What you have to do:
Each line below must be set down exactly; omit any image you find.
┄┄┄┄┄┄┄┄┄┄┄┄┄┄┄┄┄┄┄┄
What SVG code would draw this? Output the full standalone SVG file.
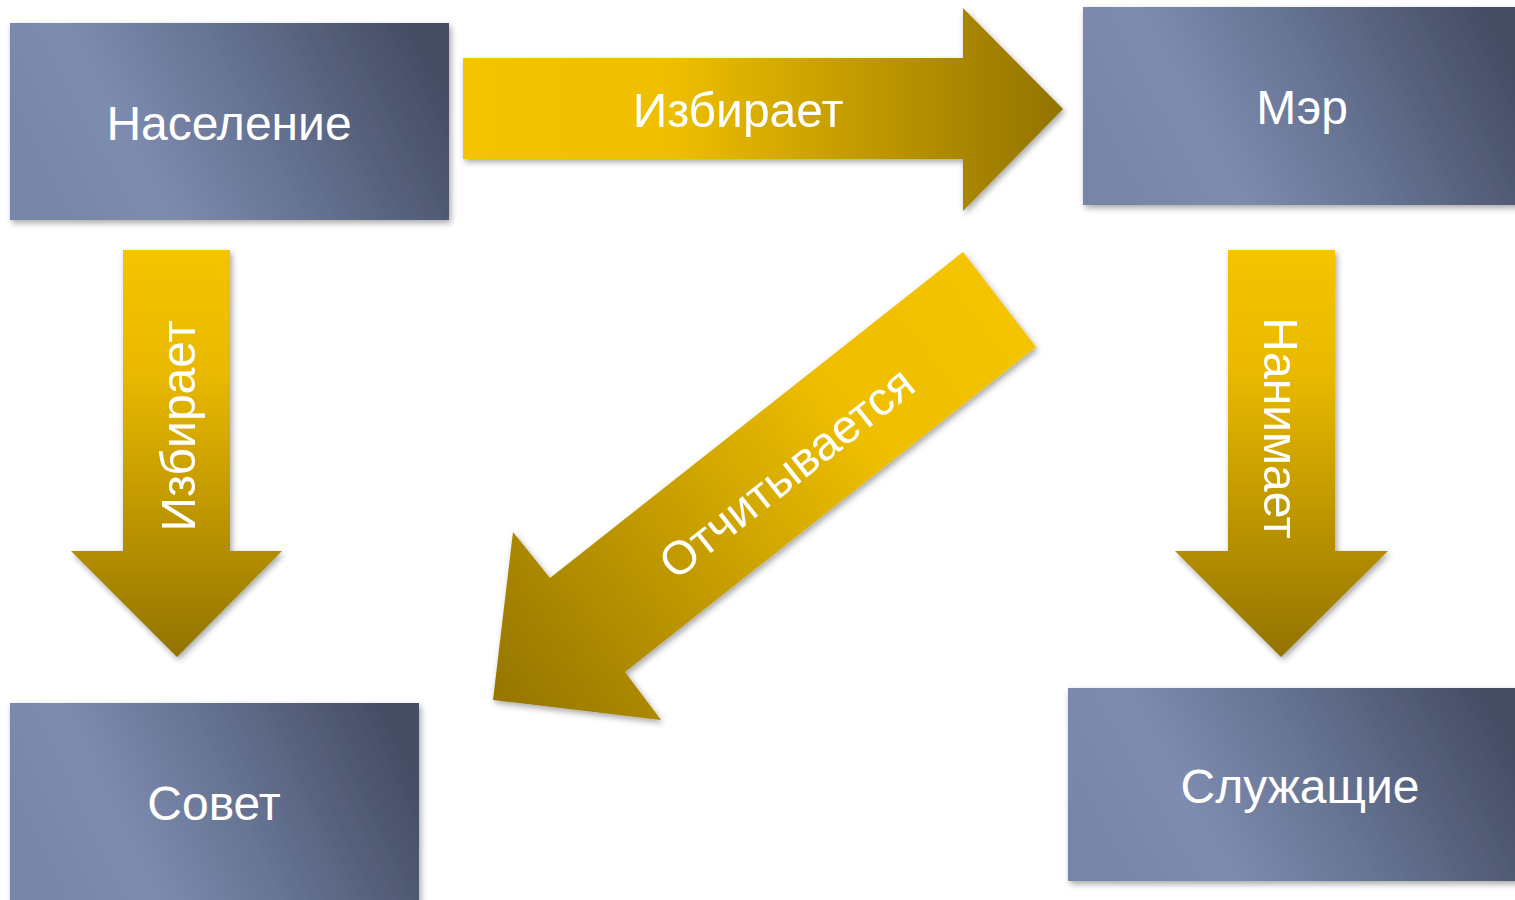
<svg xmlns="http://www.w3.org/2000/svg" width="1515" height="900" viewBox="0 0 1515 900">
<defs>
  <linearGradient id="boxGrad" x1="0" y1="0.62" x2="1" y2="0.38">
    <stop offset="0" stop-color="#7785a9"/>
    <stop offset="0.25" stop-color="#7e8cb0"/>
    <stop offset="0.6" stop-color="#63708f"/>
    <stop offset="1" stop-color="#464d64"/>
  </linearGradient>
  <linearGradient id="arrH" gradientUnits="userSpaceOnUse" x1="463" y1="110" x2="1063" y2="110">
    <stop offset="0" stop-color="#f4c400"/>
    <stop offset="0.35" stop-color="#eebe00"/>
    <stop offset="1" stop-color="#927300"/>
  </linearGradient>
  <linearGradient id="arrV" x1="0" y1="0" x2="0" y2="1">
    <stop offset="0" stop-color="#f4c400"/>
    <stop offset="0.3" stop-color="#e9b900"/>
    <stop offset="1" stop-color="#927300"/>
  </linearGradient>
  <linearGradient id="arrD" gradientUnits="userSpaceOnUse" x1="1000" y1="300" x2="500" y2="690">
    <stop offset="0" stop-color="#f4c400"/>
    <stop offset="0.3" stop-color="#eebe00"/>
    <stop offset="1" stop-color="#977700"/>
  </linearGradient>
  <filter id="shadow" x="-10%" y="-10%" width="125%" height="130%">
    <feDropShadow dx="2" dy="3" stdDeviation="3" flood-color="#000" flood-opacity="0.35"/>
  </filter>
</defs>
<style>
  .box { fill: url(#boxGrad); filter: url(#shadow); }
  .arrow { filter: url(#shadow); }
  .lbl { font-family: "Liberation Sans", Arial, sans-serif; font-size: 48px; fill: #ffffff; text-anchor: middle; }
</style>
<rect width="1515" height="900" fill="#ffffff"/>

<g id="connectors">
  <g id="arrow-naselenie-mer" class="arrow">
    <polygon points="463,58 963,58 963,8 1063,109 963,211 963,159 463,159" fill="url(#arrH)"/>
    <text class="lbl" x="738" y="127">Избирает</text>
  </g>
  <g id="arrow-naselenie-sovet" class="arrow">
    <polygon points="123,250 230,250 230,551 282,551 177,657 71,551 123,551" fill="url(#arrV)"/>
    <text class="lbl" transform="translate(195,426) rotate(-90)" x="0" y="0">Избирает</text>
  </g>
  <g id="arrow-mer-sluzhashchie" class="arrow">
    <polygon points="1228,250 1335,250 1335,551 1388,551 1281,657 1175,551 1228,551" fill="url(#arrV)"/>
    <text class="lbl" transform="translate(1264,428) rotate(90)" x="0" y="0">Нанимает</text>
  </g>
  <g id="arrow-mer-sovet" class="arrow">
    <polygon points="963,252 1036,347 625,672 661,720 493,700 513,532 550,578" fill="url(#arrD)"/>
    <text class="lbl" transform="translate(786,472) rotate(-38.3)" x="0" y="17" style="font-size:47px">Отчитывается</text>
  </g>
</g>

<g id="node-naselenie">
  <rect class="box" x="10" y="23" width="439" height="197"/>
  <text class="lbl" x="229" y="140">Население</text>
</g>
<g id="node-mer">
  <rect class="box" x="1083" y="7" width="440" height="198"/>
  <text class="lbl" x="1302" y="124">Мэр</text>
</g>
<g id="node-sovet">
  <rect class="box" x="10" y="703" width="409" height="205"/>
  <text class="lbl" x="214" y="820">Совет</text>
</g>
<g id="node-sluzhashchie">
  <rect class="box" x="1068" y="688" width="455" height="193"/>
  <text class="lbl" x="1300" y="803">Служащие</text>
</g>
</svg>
┄┄┄┄┄┄┄┄┄┄┄┄┄┄┄┄┄┄┄┄
The response:
What SVG code would draw this? Output the full standalone SVG file.
<svg xmlns="http://www.w3.org/2000/svg" width="1515" height="900" viewBox="0 0 1515 900">
<defs>
  <linearGradient id="boxGrad" x1="0" y1="0.62" x2="1" y2="0.38">
    <stop offset="0" stop-color="#7785a9"/>
    <stop offset="0.25" stop-color="#7e8cb0"/>
    <stop offset="0.6" stop-color="#63708f"/>
    <stop offset="1" stop-color="#464d64"/>
  </linearGradient>
  <linearGradient id="arrH" gradientUnits="userSpaceOnUse" x1="463" y1="110" x2="1063" y2="110">
    <stop offset="0" stop-color="#f4c400"/>
    <stop offset="0.35" stop-color="#eebe00"/>
    <stop offset="1" stop-color="#927300"/>
  </linearGradient>
  <linearGradient id="arrV" x1="0" y1="0" x2="0" y2="1">
    <stop offset="0" stop-color="#f4c400"/>
    <stop offset="0.3" stop-color="#e9b900"/>
    <stop offset="1" stop-color="#927300"/>
  </linearGradient>
  <linearGradient id="arrD" gradientUnits="userSpaceOnUse" x1="1000" y1="300" x2="500" y2="690">
    <stop offset="0" stop-color="#f4c400"/>
    <stop offset="0.3" stop-color="#eebe00"/>
    <stop offset="1" stop-color="#977700"/>
  </linearGradient>
  <filter id="shadow" x="-10%" y="-10%" width="125%" height="130%">
    <feDropShadow dx="2" dy="3" stdDeviation="3" flood-color="#000" flood-opacity="0.35"/>
  </filter>
</defs>
<style>
  .box { fill: url(#boxGrad); filter: url(#shadow); }
  .arrow { filter: url(#shadow); }
  .lbl { font-family: "Liberation Sans", Arial, sans-serif; font-size: 48px; fill: #ffffff; text-anchor: middle; }
</style>
<rect width="1515" height="900" fill="#ffffff"/>

<g id="connectors">
  <g id="arrow-naselenie-mer" class="arrow">
    <polygon points="463,58 963,58 963,8 1063,109 963,211 963,159 463,159" fill="url(#arrH)"/>
    <text class="lbl" x="738" y="127">Избирает</text>
  </g>
  <g id="arrow-naselenie-sovet" class="arrow">
    <polygon points="123,250 230,250 230,551 282,551 177,657 71,551 123,551" fill="url(#arrV)"/>
    <text class="lbl" transform="translate(195,426) rotate(-90)" x="0" y="0">Избирает</text>
  </g>
  <g id="arrow-mer-sluzhashchie" class="arrow">
    <polygon points="1228,250 1335,250 1335,551 1388,551 1281,657 1175,551 1228,551" fill="url(#arrV)"/>
    <text class="lbl" transform="translate(1264,428) rotate(90)" x="0" y="0">Нанимает</text>
  </g>
  <g id="arrow-mer-sovet" class="arrow">
    <polygon points="963,252 1036,347 625,672 661,720 493,700 513,532 550,578" fill="url(#arrD)"/>
    <text class="lbl" transform="translate(786,472) rotate(-38.3)" x="0" y="17" style="font-size:47px">Отчитывается</text>
  </g>
</g>

<g id="node-naselenie">
  <rect class="box" x="10" y="23" width="439" height="197"/>
  <text class="lbl" x="229" y="140">Население</text>
</g>
<g id="node-mer">
  <rect class="box" x="1083" y="7" width="440" height="198"/>
  <text class="lbl" x="1302" y="124">Мэр</text>
</g>
<g id="node-sovet">
  <rect class="box" x="10" y="703" width="409" height="205"/>
  <text class="lbl" x="214" y="820">Совет</text>
</g>
<g id="node-sluzhashchie">
  <rect class="box" x="1068" y="688" width="455" height="193"/>
  <text class="lbl" x="1300" y="803">Служащие</text>
</g>
</svg>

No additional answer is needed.